*Short exercise*: Where a line below holds the string "this", copy that line.

[Entries with chart source code]
** BEGIN **

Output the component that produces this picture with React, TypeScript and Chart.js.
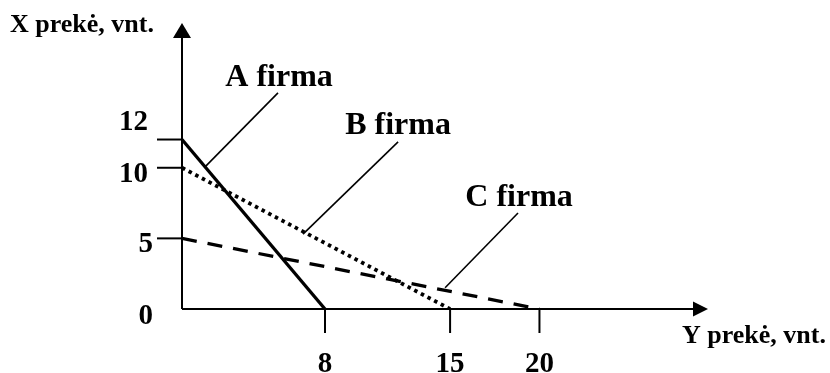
import React, { useEffect, useRef } from "react";
import { Chart, registerables } from "chart.js";

Chart.register(...registerables);

// ---- data ----
const firms = ["A firma", "B firma", "C firma"];
const firmMaxY = [12, 10, 5]; // X prekė intercepts
const firmMaxX = [8, 15, 20]; // Y prekė intercepts
const xTicks = [8, 15, 20];
const yTicks = [0, 5, 10, 12];
const xAxisTitle = "Y prekė, vnt.";
const yAxisTitle = "X prekė, vnt.";

// annotation anchors (data coordinates)
const labelPos = [
  { x: 5.43, y: 15.79 },
  { x: 12.09, y: 12.39 },
  { x: 18.86, y: 7.29 },
];
const leaderFrom = [
  { x: 1.29, y: 10.06 },
  { x: 6.77, y: 5.3 },
  { x: 14.72, y: 1.5 },
];
const leaderTo = [
  { x: 5.37, y: 15.3 },
  { x: 12.09, y: 11.83 },
  { x: 18.8, y: 6.8 },
];

// styles
const dashes = [[], [3.5, 4], [15, 11]];
const widths = [3.3, 3.8, 3.3];
const yLabelDy = [8, 6, 7, -17];
const yLabelDx = [-29, -29, -34, -34];
const FONT = '"Liberation Serif", "Times New Roman", serif';

const drawPlugin = {
  id: "econ",
  beforeDatasetsDraw(chart: any) {
    const ctx = chart.ctx;
    const xs = chart.scales.x;
    const ys = chart.scales.y;
    const area = chart.chartArea;
    const x0 = xs.getPixelForValue(0);
    const y0 = ys.getPixelForValue(0);
    ctx.save();
    ctx.strokeStyle = "#000";
    ctx.fillStyle = "#000";
    ctx.lineWidth = 2;
    // vertical axis
    ctx.beginPath();
    ctx.moveTo(x0, y0);
    ctx.lineTo(x0, area.top + 12);
    ctx.stroke();
    ctx.beginPath();
    ctx.moveTo(x0, area.top);
    ctx.lineTo(x0 - 9, area.top + 15);
    ctx.lineTo(x0 + 9, area.top + 15);
    ctx.closePath();
    ctx.fill();
    // horizontal axis
    ctx.beginPath();
    ctx.moveTo(x0, y0);
    ctx.lineTo(area.right - 12, y0);
    ctx.stroke();
    ctx.beginPath();
    ctx.moveTo(area.right, y0);
    ctx.lineTo(area.right - 15, y0 - 7.5);
    ctx.lineTo(area.right - 15, y0 + 7.5);
    ctx.closePath();
    ctx.fill();
    // ticks
    ctx.lineWidth = 2;
    yTicks.forEach((v) => {
      if (v === 0) return;
      const py = ys.getPixelForValue(v);
      ctx.beginPath();
      ctx.moveTo(x0 - 25, py);
      ctx.lineTo(x0, py);
      ctx.stroke();
    });
    xTicks.forEach((v) => {
      const px = xs.getPixelForValue(v);
      ctx.beginPath();
      ctx.moveTo(px, y0);
      ctx.lineTo(px, y0 + 24);
      ctx.stroke();
    });
    // tick labels
    ctx.font = `bold 29px ${FONT}`;
    ctx.textAlign = "right";
    ctx.textBaseline = "middle";
    yTicks.forEach((v, i) => {
      const py = ys.getPixelForValue(v);
      ctx.fillText(String(v), x0 + yLabelDx[i], py + yLabelDy[i]);
    });
    ctx.textAlign = "center";
    ctx.textBaseline = "alphabetic";
    xTicks.forEach((v) => {
      const px = xs.getPixelForValue(v);
      ctx.fillText(String(v), px, y0 + 63);
    });
    // axis titles
    ctx.font = `bold 26px ${FONT}`;
    ctx.textAlign = "left";
    ctx.fillText(yAxisTitle, 10, 32);
    ctx.fillText(xAxisTitle, 682, 343);
    ctx.restore();
  },
  afterDatasetsDraw(chart: any) {
    const ctx = chart.ctx;
    const xs = chart.scales.x;
    const ys = chart.scales.y;
    ctx.save();
    ctx.strokeStyle = "#000";
    ctx.fillStyle = "#000";
    ctx.lineWidth = 1.6;
    firms.forEach((name, i) => {
      ctx.beginPath();
      ctx.moveTo(xs.getPixelForValue(leaderFrom[i].x), ys.getPixelForValue(leaderFrom[i].y));
      ctx.lineTo(xs.getPixelForValue(leaderTo[i].x), ys.getPixelForValue(leaderTo[i].y));
      ctx.stroke();
      ctx.font = `bold 32px ${FONT}`;
      ctx.textAlign = "center";
      ctx.textBaseline = "alphabetic";
      ctx.fillText(name, xs.getPixelForValue(labelPos[i].x), ys.getPixelForValue(labelPos[i].y));
    });
    ctx.restore();
  },
};

export default function App() {
  const ref = useRef<HTMLCanvasElement | null>(null);
  useEffect(() => {
    if (!ref.current) return;
    const chart = new Chart(ref.current, {
      type: "line",
      data: {
        datasets: firms.map((name, i) => ({
          label: name,
          data: [
            { x: 0, y: firmMaxY[i] },
            { x: firmMaxX[i], y: 0 },
          ],
          borderColor: "#000",
          borderWidth: widths[i],
          borderDash: dashes[i],
          borderCapStyle: "butt" as const,
          pointRadius: 0,
          fill: false,
          tension: 0,
        })),
      },
      options: {
        animation: false,
        responsive: false,
        maintainAspectRatio: false,
        layout: { padding: { left: 182, right: 122, top: 23, bottom: 64 } },
        plugins: { legend: { display: false }, tooltip: { enabled: false } },
        scales: {
          x: { type: "linear", min: 0, max: 29.43, display: false },
          y: { type: "linear", min: 0, max: 20.25, display: false },
        },
      },
      plugins: [drawPlugin],
    });
    return () => chart.destroy();
  }, []);
  return (
    <div style={{ position: "absolute", left: 0, top: 0, width: 830, height: 373, background: "#fff" }}>
      <canvas ref={ref} width={830} height={373} />
    </div>
  );
}
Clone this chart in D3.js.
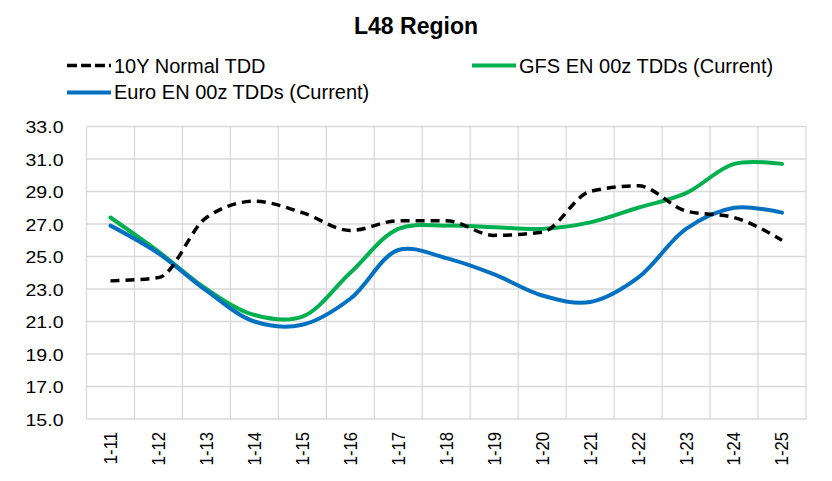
<!DOCTYPE html>
<html><head><meta charset="utf-8">
<script src="https://cdn.jsdelivr.net/npm/d3@7"></script>
<style>body{margin:0;background:#fff;} svg{display:block;font-family:"Liberation Sans",Arial,sans-serif;}</style>
</head><body>
<script>
const categories = ["1-11","1-12","1-13","1-14","1-15","1-16","1-17","1-18","1-19","1-20","1-21","1-22","1-23","1-24","1-25"];
const normalTDD = [23.5,23.7,27.4,28.4,27.7,26.6,27.2,27.2,26.3,26.5,29.0,29.35,27.8,27.4,26.0];
const gfsTDD    = [27.4,25.3,23.0,21.4,21.3,24.0,26.7,26.9,26.8,26.7,27.1,28.0,28.9,30.7,30.7];
const euroTDD   = [26.9,25.2,22.9,21.0,20.8,22.4,25.4,24.9,23.9,22.6,22.2,23.7,26.7,28.0,27.7];
const yTicks = [15,17,19,21,23,25,27,29,31,33];

const W = 832, H = 481;
const m = {left:86.5, right:26, top:126.5, bottom:62};
const svg = d3.select("body").append("svg").attr("width",W).attr("height",H);

const x = d3.scaleBand().domain(categories).range([m.left, W-m.right]).padding(0);
const y = d3.scaleLinear().domain([15,33]).range([H-m.bottom, m.top]);

// grid
const g = svg.append("g");
g.selectAll("line.h").data(yTicks).join("line")
  .attr("x1",m.left).attr("x2",W-m.right)
  .attr("y1",d=>y(d)).attr("y2",d=>y(d))
  .attr("stroke","#d9d9d9").attr("stroke-width",1.3);
const bounds = categories.map(c=>x(c)).concat([W-m.right]);
g.selectAll("line.v").data(bounds).join("line")
  .attr("x1",d=>d).attr("x2",d=>d)
  .attr("y1",m.top).attr("y2",H-m.bottom)
  .attr("stroke","#d9d9d9").attr("stroke-width",1.3);

// y axis
const yAxis = d3.axisLeft(y).tickValues(yTicks).tickFormat(d3.format(".1f")).tickSize(0).tickPadding(0);
const ya = svg.append("g").attr("transform",`translate(${m.left},0)`).call(yAxis);
ya.select(".domain").remove();
ya.selectAll(".tick text").attr("font-size",17.3).attr("fill","#000").attr("font-family","Liberation Sans, Arial, sans-serif")
  .attr("x",0).attr("text-anchor","end").attr("dy","0.35em")
  .attr("transform","translate(-23,0) scale(1.13,1)");

// x axis
const xAxis = d3.axisBottom(x).tickSize(0);
const xa = svg.append("g").attr("transform",`translate(0,${H-m.bottom})`).call(xAxis);
xa.select(".domain").remove();
xa.selectAll(".tick text").attr("font-size",16.7).attr("fill","#000").attr("font-family","Liberation Sans, Arial, sans-serif")
  .attr("transform","rotate(-90) scale(1,1.1)").attr("text-anchor","end").attr("dy","0.35em").attr("x",-13).attr("y",0);

// lines
const xc = d => x(d) + x.bandwidth()/2;
const line = d3.line().x((d,i)=>xc(categories[i])).y(d=>y(d)).curve(d3.curveCatmullRom.alpha(0.5));
const lineM = d3.line().x((d,i)=>xc(categories[i])).y(d=>y(d)).curve(d3.curveMonotoneX);
svg.append("path").attr("d",line(gfsTDD)).attr("fill","none").attr("stroke","#00B050").attr("stroke-width",4).attr("stroke-linecap","round");
svg.append("path").attr("d",line(euroTDD)).attr("fill","none").attr("stroke","#0070C0").attr("stroke-width",4).attr("stroke-linecap","round");
svg.append("path").attr("d",lineM(normalTDD)).attr("fill","none").attr("stroke","#000").attr("stroke-width",3.5).attr("stroke-dasharray","9,6");

// title
svg.append("text").attr("x",416).attr("y",34).attr("text-anchor","middle").attr("font-size",23).attr("font-weight","bold").text("L48 Region");

// legend
const legend = [
  {name:"10Y Normal TDD", color:"#000", dash:"10,4", x:67, y:65.5, by:72.6},
  {name:"GFS EN 00z TDDs (Current)", color:"#00B050", dash:null, x:472, y:65.5, by:72.6},
  {name:"Euro EN 00z TDDs (Current)", color:"#0070C0", dash:null, x:67, y:92.5, by:99}
];
legend.forEach(l=>{
  svg.append("line").attr("x1",l.x).attr("x2",l.x+44).attr("y1",l.y).attr("y2",l.y)
    .attr("stroke",l.color).attr("stroke-width",l.dash?3.5:4).attr("stroke-dasharray",l.dash);
  svg.append("text").attr("x",l.x+47).attr("y",l.by).attr("font-size",20).text(l.name);
});
</script>
</body></html>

** END **

*Task output*:
Output the component that produces this picture with React, TypeScript and Chart.js.
Clone this chart in D3.js.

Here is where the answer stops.